There are criteria they've identified in the RIAS that they considered in selecting those 12 countries. Part of it is GDP per capita. Another part is a similar health system, similar access. I can only assume that's true of South Korea.

9:45 a.m.

Liberal

The Chair Liberal Bill Casey

Mr. Grewal.

9:45 a.m.

Raj Grewal Brampton East, Lib.

Thank you very much.

We've had a lot of testimony on rare diseases. I'd like to know what jurisdiction, if any, gets it right, and if there any best practices that Canada can follow and learn from when it comes to developing a policy on combatting rare diseases in this country.

9:45 a.m.

Acting Vice-President, Pharmaceutical Reviews, Canadian Agency for Drugs and Technologies in Health

Heather Logan

There are pockets of excellence around the world. There are components of the process that work exceedingly well in some jurisdictions. If any jurisdiction had this mapped out perfectly, I think we would be one of the first organizations to try to copy that jurisdiction as much as we could. What's being proposed, in particular by the expensive drugs for rare diseases working group, is truly innovative. Based on consultation and further discussion with assistant deputy ministers and deputy ministers at the jurisdictional level, if some of these provisions move forward it will alter the way drugs for rare diseases—highly specialized and complex drugs—move through the system and how patients and clinicians get access.

9:45 a.m.

Executive Director, Patented Medicine Prices Review Board

Douglas Clark

It's hard to improve on that answer, but some of the reforms we're looking at do, in fact, borrow from best practices abroad. Canadians try to incorporate these reforms into our regime and adapt them to the Canadian system. At the end of the day, everybody is struggling with this issue; everybody's grappling with it.

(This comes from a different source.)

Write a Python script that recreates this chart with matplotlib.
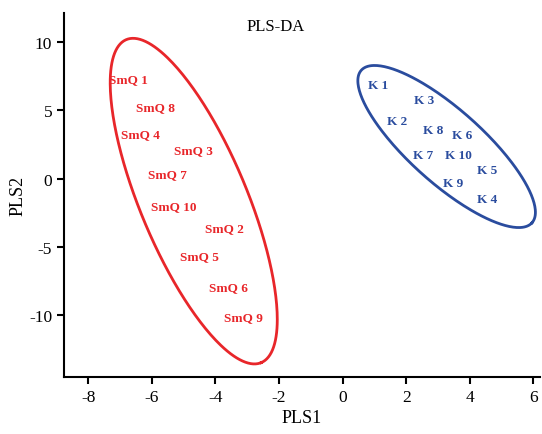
import numpy as np
import matplotlib.pyplot as plt

# Sample scores (PLS1, PLS2)
smq_labels = ['SmQ 1', 'SmQ 8', 'SmQ 4', 'SmQ 3', 'SmQ 7', 'SmQ 10', 'SmQ 2', 'SmQ 5', 'SmQ 6', 'SmQ 9']
smq_x = [-6.74, -5.89, -6.34, -4.70, -5.52, -5.31, -3.72, -4.49, -3.60, -3.12]
smq_y = [7.23, 5.23, 3.28, 2.07, 0.32, -2.02, -3.65, -5.67, -7.96, -10.1]

k_labels = ['K 1', 'K 3', 'K 2', 'K 8', 'K 6', 'K 7', 'K 10', 'K 5', 'K 9', 'K 4']
k_x = [1.12, 2.57, 1.72, 2.84, 3.77, 2.52, 3.63, 4.53, 3.47, 4.53]
k_y = [6.86, 5.72, 4.21, 3.53, 3.16, 1.75, 1.70, 0.61, -0.31, -1.51]

# Group ellipses: center, semi-major vector, semi-minor vector (data units)
smq_center = (-4.68, -1.65)
smq_major = (2.12, -11.8)
smq_minor = (1.55, 1.50)
k_center = (3.27, 2.34)
k_major = (2.68, -5.58)
k_minor = (0.78, 1.98)

red = '#e8262a'
blue = '#2a4c9e'

plt.rcParams['font.family'] = ['Liberation Serif', 'DejaVu Serif']
plt.rcParams['axes.unicode_minus'] = False

fig = plt.figure(figsize=(5.42, 4.35), dpi=100)
ax = fig.add_axes([0.118, 0.131, 0.878, 0.837])

t = np.linspace(0, 2 * np.pi, 300)
for c, a, b, col in [(smq_center, smq_major, smq_minor, red), (k_center, k_major, k_minor, blue)]:
    ex = c[0] + a[0] * np.cos(t) + b[0] * np.sin(t)
    ey = c[1] + a[1] * np.cos(t) + b[1] * np.sin(t)
    ax.plot(ex, ey, color=col, lw=2.0)

for lab, x, y in zip(smq_labels, smq_x, smq_y):
    ax.text(x, y, lab, color=red, fontsize=9.5, fontweight='bold', ha='center', va='center')
for lab, x, y in zip(k_labels, k_x, k_y):
    ax.text(x, y, lab, color=blue, fontsize=9.5, fontweight='bold', ha='center', va='center')

ax.text(0.445, 0.985, 'PLS-DA', transform=ax.transAxes, fontsize=12, ha='center', va='top')

ax.set_xlim(-8.76, 6.2)
ax.set_ylim(-14.5, 12.1)
ax.set_xticks([-8, -6, -4, -2, 0, 2, 4, 6])
ax.set_yticks([-10, -5, 0, 5, 10])
ax.spines['top'].set_visible(False)
ax.spines['right'].set_visible(False)
ax.spines['left'].set_linewidth(1.5)
ax.spines['bottom'].set_linewidth(1.5)
ax.tick_params(width=1.5, length=5, labelsize=12.5)
ax.set_xlabel('PLS1', fontsize=13, labelpad=3)
ax.set_ylabel('PLS2', fontsize=13, labelpad=2)

plt.savefig('out.png', dpi=100)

I've heard good things said about the U.K. system, which is one model we're relying on quite heavily in moving forward with these reforms. Anecdotally speaking, I was there last year meeting with a friend of mine who is responsible for rare diseases access for a particular company I won't name, headquartered out of the U.K. I told her it sounded like the U.K. really had it all figured out. Her answer was that the U.K. was the worst country she'd ever worked in. She said her counterparts in other countries would tell her that industry thinks the U.K. is the worst country but that it is somehow getting the best price. We're figuring it out as we go along, but I think we're on the right track.